ES: The pricing structure is intended to be tongue-in-cheek, to grab the community’s attention and then foster dialogue around the issue. More than anything that is what I hope for—to get people talking about the wage gap and these other women’s issues, and to understand that remedying this isn’t about discriminating against men, or even passing legislation necessarily—there are a lot of more deeply seeded issues and biases in our society that are perpetuating this problem.

WITW: At 76<100, women shoppers pay 76 percent of the retail price for a product, while men pay 100 percent. What responses have you gotten, from women and men, respectively?

ES: The project has been incredibly well received, particularly locally. Both women and men have come out to visit the shop and support the project, to discuss their own experiences, and of course to check out all the wonderful work we have in the store! I’ve been really surprised by the number of men who’ve come in and been genuinely pleased to hear about our mission. Most people realize that this is about celebrating and supporting women, not punishing men.

WITW: Where are you heading next with the project?

ES: I’m here until the end of the month.
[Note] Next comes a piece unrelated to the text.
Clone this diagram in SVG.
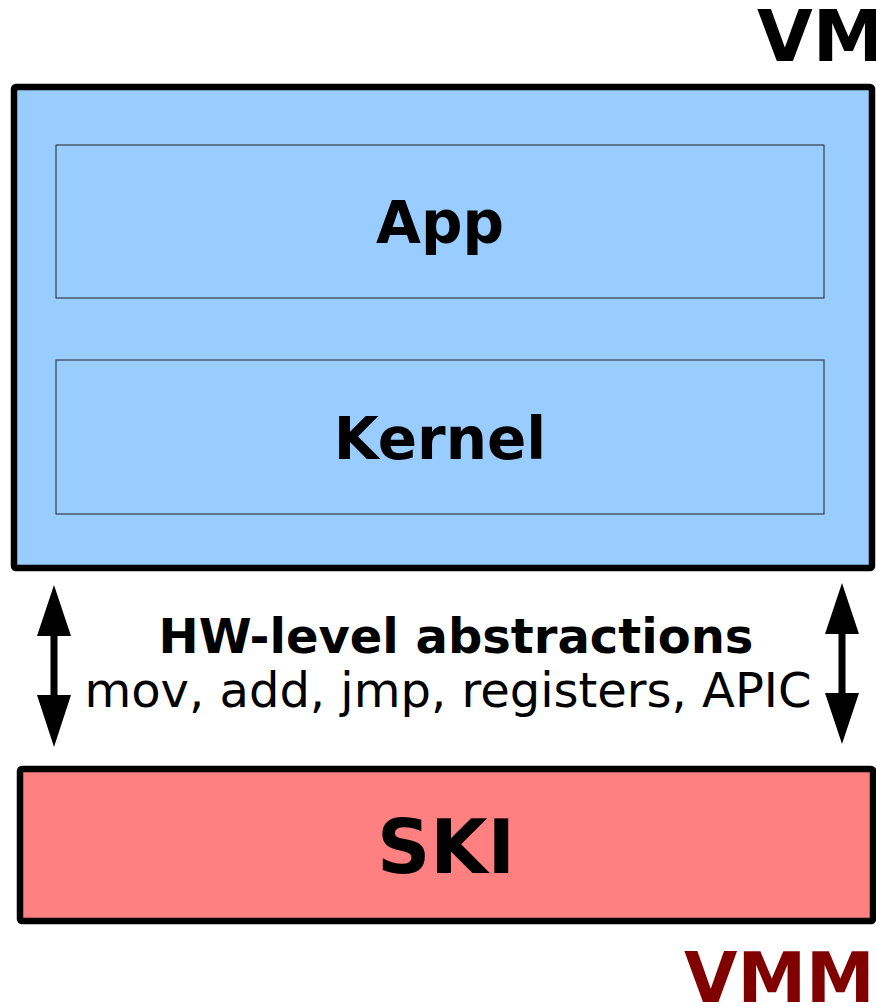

After that I’ll reopen in New Orleans in October or November, in partnership with Tammy Mercure, a photographer based there. And then I’m not sure, a lot of people have been getting in touch about bringing the project to their cities, so I need to sit down and figure out what makes the most sense, but I’ll definitely keep traveling with the shop.

WITW: What ways are you working to involve the communities in which the pop-up shops are located?

ES: Each pop-up coincides with events aimed at connecting and empowering local women and girls. In Pittsburgh, we’ve held an intergenerational “Story Swap” to bring girls and women together to discuss their experiences, a negotiation workshop, and presentations from some of the artists selling work in the shop. Engaging the local community is a vital aspect of the project and something I’m excited about exploring further in future incarnations of the shop.

76<100, the current shop, is open 12­ p.m. to 7 p.m. Tuesdays through Sundays until April ­30 at 4901 Penn Avenue in Garfield, Pennsylvania.